Donal Vaughan was paired with Cian O’Sullivan:
For long periods of the first half, Vaughan was winning this battle and scored a good point. But as the game wore on, Cian O’Sullivan once again showed his worth and drove the Dubs on. He was class when the chips were down.Vaughan, not for the first time, needlessly got involved in afters and will be gutted today. O’Sullivan claims this one.
The midfield sector can be broken into two areas: Aerial domination and use of the ball. Mayo made sure to have the two O’Sheas, Tom Parsons, and Donal Vaughan close to each other when David Clarke went long. For the majority of the game, Mayo won this battle, especially the impressive Tom Parsons, while Aidan O’Shea handled heaps of ball and worked his socks off. My Player of the Year, James McCarthy, was happy to let Big Aidan handle the ball but outside the danger area. While Tom Parsons secured some great marks, McCarthy made the winning mark. Tiny margins. Honours shared.
Lee Keegan tested the fabric of Ciaran Kilkenny’s jersey all day. It lasted, just about. Keegan nullified the Castleknock youngster better than anyone else this year, but imagine if he was given a free role? Mayo should have risked letting him loose. Kilkenny is so determined and athletic that he came more into the game in the last 15 minutes and ultimately made some telling runs. Spoils shared.
The mighty Boyle against the mighty Con.
What a goal by the Cuala boy. Like Messi, he slipped in between all the lunging Mayo elbows and rolled in a sublime goal. Such a free-spirited player, Con has lit up the Championship. As you would expect, Colm Boyle never gave up, but Con won this battle.
Paddy Durcan shackled Paul Mannion superbly in the first half, but was strangely moved off him in the second. Brendan Harrison was given the run around in the second half as Mannion tormented the Mayo defence with three vital points. The Stillorgan man won the duel.

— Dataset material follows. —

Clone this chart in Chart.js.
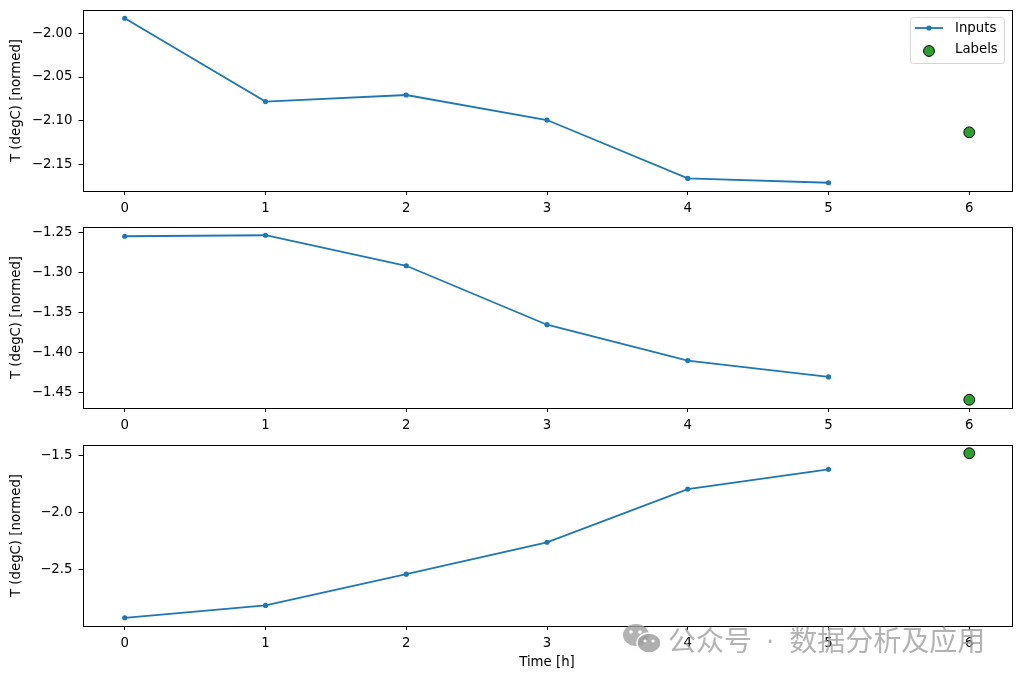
<!DOCTYPE html>
<html>
<head>
<meta charset="utf-8">
<script src="https://cdn.jsdelivr.net/npm/chart.js@4.4.1/dist/chart.umd.min.js"></script>
<style>
  html, body { margin:0; padding:0; background:#fff; }
  body { width:1021px; height:679px; position:relative; overflow:hidden; }
  .wrap { position:absolute; left:0; width:1021px; }
  #watermark { position:absolute; left:668px; top:619px; font-family:"Noto Sans CJK SC", sans-serif; font-size:28px; color:rgba(160,160,160,0.8); white-space:nowrap; line-height:40px; }
  #watermark .dot { font-family:"DejaVu Sans", sans-serif; font-size:26px; margin:0 15px 0 14px; }
  #wicon { position:absolute; left:621px; top:622px; width:42px; height:34px; }
</style>
</head>
<body>
<div class="wrap" style="top:0px;height:218px;"><canvas id="c0" width="1021" height="218"></canvas></div>
<div class="wrap" style="top:217px;height:218px;"><canvas id="c1" width="1021" height="218"></canvas></div>
<div class="wrap" style="top:435px;height:244px;"><canvas id="c2" width="1021" height="244"></canvas></div>
<svg id="wicon" viewBox="0 0 42 34">
  <ellipse cx="15" cy="13" rx="13" ry="11" fill="rgba(160,160,160,0.8)"/>
  <ellipse cx="28" cy="21" rx="12" ry="10" fill="rgba(160,160,160,0.85)" stroke="#fff" stroke-width="1.5"/>
  <circle cx="10" cy="10" r="1.8" fill="#fff"/><circle cx="19" cy="10" r="1.8" fill="#fff"/>
  <circle cx="24" cy="19" r="1.6" fill="#fff"/><circle cx="32" cy="19" r="1.6" fill="#fff"/>
</svg>
<div id="watermark">公众号<span class="dot">·</span>数据分析及应用</div>
<script>
// ---- data ----
const inputTimes = [0, 1, 2, 3, 4, 5];
const labelTime = [6];
const xTicks = [0, 1, 2, 3, 4, 5, 6];

const inputs1 = [-1.983, -2.078, -2.0705, -2.099, -2.1655, -2.1705];
const label1 = [-2.113];
const yTicks1 = [-2.00, -2.05, -2.10, -2.15];

const inputs2 = [-1.2545, -1.2532, -1.2915, -1.3655, -1.4105, -1.4310];
const label2 = [-1.4597];
const yTicks2 = [-1.25, -1.30, -1.35, -1.40, -1.45];

const inputs3 = [-2.9225, -2.814, -2.541, -2.261, -1.795, -1.622];
const label3 = [-1.481];
const yTicks3 = [-1.5, -2.0, -2.5];

const FONT = "'DejaVu Sans', sans-serif";
const BLUE = '#1f77b4';
const GREEN = '#2ca02c';

function pts(xs, ys) { return xs.map((x, i) => ({ x: x, y: ys[i] })); }
function limits(a, b) {
  const all = a.concat(b);
  const mn = Math.min(...all), mx = Math.max(...all);
  const m = (mx - mn) * 0.05;
  return [mn - m, mx + m];
}

const frame = {
  id: 'frame',
  afterDraw(chart) {
    const a = chart.chartArea, ctx = chart.ctx;
    ctx.save();
    ctx.strokeStyle = '#000';
    ctx.lineWidth = 1;
    const l = Math.round(a.left) + 0.5, t = Math.round(a.top) + 0.5;
    const r = Math.round(a.right) + 0.5, b = Math.round(a.bottom) + 0.5;
    ctx.strokeRect(l, t, r - l, b - t);
    ctx.restore();
  }
};

const legendPlugin = {
  id: 'mylegend',
  afterDraw(chart) {
    if (!chart.options.plugins.mylegend || !chart.options.plugins.mylegend.show) return;
    const ctx = chart.ctx;
    ctx.save();
    const x = 910.5, y = 17.5, w = 94, h = 46, r = 3;
    ctx.beginPath();
    ctx.moveTo(x + r, y); ctx.lineTo(x + w - r, y); ctx.quadraticCurveTo(x + w, y, x + w, y + r);
    ctx.lineTo(x + w, y + h - r); ctx.quadraticCurveTo(x + w, y + h, x + w - r, y + h);
    ctx.lineTo(x + r, y + h); ctx.quadraticCurveTo(x, y + h, x, y + h - r);
    ctx.lineTo(x, y + r); ctx.quadraticCurveTo(x, y, x + r, y);
    ctx.closePath();
    ctx.fillStyle = 'rgba(255,255,255,0.8)';
    ctx.fill();
    ctx.strokeStyle = '#d6d6d6';
    ctx.lineWidth = 1;
    ctx.stroke();
    ctx.strokeStyle = BLUE; ctx.lineWidth = 1.8;
    ctx.beginPath(); ctx.moveTo(915, 28); ctx.lineTo(943, 28); ctx.stroke();
    ctx.fillStyle = BLUE;
    ctx.beginPath(); ctx.arc(929, 28, 2.6, 0, Math.PI * 2); ctx.fill();
    ctx.fillStyle = GREEN; ctx.strokeStyle = '#000'; ctx.lineWidth = 1;
    ctx.beginPath(); ctx.arc(929, 51, 5.4, 0, Math.PI * 2); ctx.fill(); ctx.stroke();
    ctx.fillStyle = '#000';
    ctx.font = '13.3px ' + FONT;
    ctx.textBaseline = 'middle';
    ctx.fillText('Inputs', 955, 28.5);
    ctx.fillText('Labels', 955, 50);
    ctx.restore();
  }
};

function makeChart(id, inputs, label, yTicks, xAxisH, showLegend, showXTitle, decimals) {
  const lim = limits(inputs, label);
  return new Chart(document.getElementById(id), {
    type: 'line',
    data: {
      datasets: [
        {
          label: 'Inputs',
          data: pts(inputTimes, inputs),
          borderColor: BLUE,
          backgroundColor: BLUE,
          borderWidth: 1.8,
          pointRadius: 2.6,
          pointHoverRadius: 2.6,
          pointBorderWidth: 0,
          tension: 0,
          fill: false
        },
        {
          label: 'Labels',
          data: pts(labelTime, label),
          showLine: false,
          backgroundColor: GREEN,
          borderColor: '#000',
          pointBorderColor: '#000',
          pointBackgroundColor: GREEN,
          pointRadius: 5.4,
          pointBorderWidth: 1,
          pointHoverRadius: 5.4
        }
      ]
    },
    options: {
      responsive: false,
      animation: false,
      events: [],
      layout: { padding: { top: 10, left: 0, right: 9.5, bottom: 0 } },
      plugins: {
        legend: { display: false },
        tooltip: { enabled: false },
        mylegend: { show: showLegend }
      },
      scales: {
        x: {
          type: 'linear',
          min: -0.3, max: 6.3,
          afterBuildTicks: (s) => { s.ticks = xTicks.map(v => ({ value: v })); },
          afterFit: (s) => { s.height = xAxisH; s.paddingLeft = 0; s.paddingRight = 0; },
          grid: { drawOnChartArea: false, drawTicks: true, tickLength: 4, color: '#000', tickWidth: 1 },
          border: { display: false },
          ticks: { color: '#000', font: { family: FONT, size: 13.3 }, padding: 6, maxRotation: 0, callback: (v) => String(v) },
          title: { display: showXTitle, text: 'Time [h]', color: '#000', font: { family: FONT, size: 13.3 }, padding: { top: 0, bottom: 8 } }
        },
        y: {
          type: 'linear',
          min: lim[0], max: lim[1],
          afterBuildTicks: (s) => { s.ticks = yTicks.map(v => ({ value: v })); },
          afterFit: (s) => { s.width = 82.5; s.paddingTop = 0; s.paddingBottom = 0; },
          grid: { drawOnChartArea: false, drawTicks: true, tickLength: 4, color: '#000', tickWidth: 1 },
          border: { display: false },
          ticks: {
            color: '#000', font: { family: FONT, size: 13.3 }, padding: 6,
            callback: (v) => (v < 0 ? '\u2212' : '') + Math.abs(v).toFixed(decimals)
          },
          title: { display: true, text: 'T (degC) [normed]', color: '#000', font: { family: FONT, size: 13.3 }, padding: { top: 9, bottom: 0 } }
        }
      }
    },
    plugins: [frame, legendPlugin]
  });
}

makeChart('c0', inputs1, label1, yTicks1, 27, true, false, 2);
makeChart('c1', inputs2, label2, yTicks2, 27, false, false, 2);
makeChart('c2', inputs3, label3, yTicks3, 53, false, true, 1);
</script>
</body>
</html>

Keith Higgins did a great job on Dean Rock in the first half, keeping him to one point from play. Once again, Mayo changed their markers. Chris Barrett picked up Rock and showed us some of the most brilliant individual movements of defending. Yet Rock is the hero today. He took the safe option of punching a point late in the game, but nerves of steel with the last kick. I’m calling this duel a draw.
Paddy Andrews was well marked by Chris Barrett but his replacement, Kevin McManamon, was industrious, influencing another big game. He pulled Paddy Durcan all over the field though Durcan drove forward brilliantly at times. Kevin Mac wins for me.
Eoghan O’Gara was battering every green ’n‘ red jersey in the first half. Brendan Harrison was equal to him though. He emptied the tank, scored a point, and paved the way for Diarmuid Connolly. While Connolly didn’t get on as much ball as he would have liked, bar one hasty left-footed shot he was immense. A brilliant point, some great interlinking, and winning the free at the death.
Cluxton and Clarke both produced marvellous saves, both kicked very measuredly, accurately, and with purpose. Clarke deserved his All Star last year. However, this year’s gong will be going back to the greatest skipper and the greatest goalkeeper I’m ever likely to see.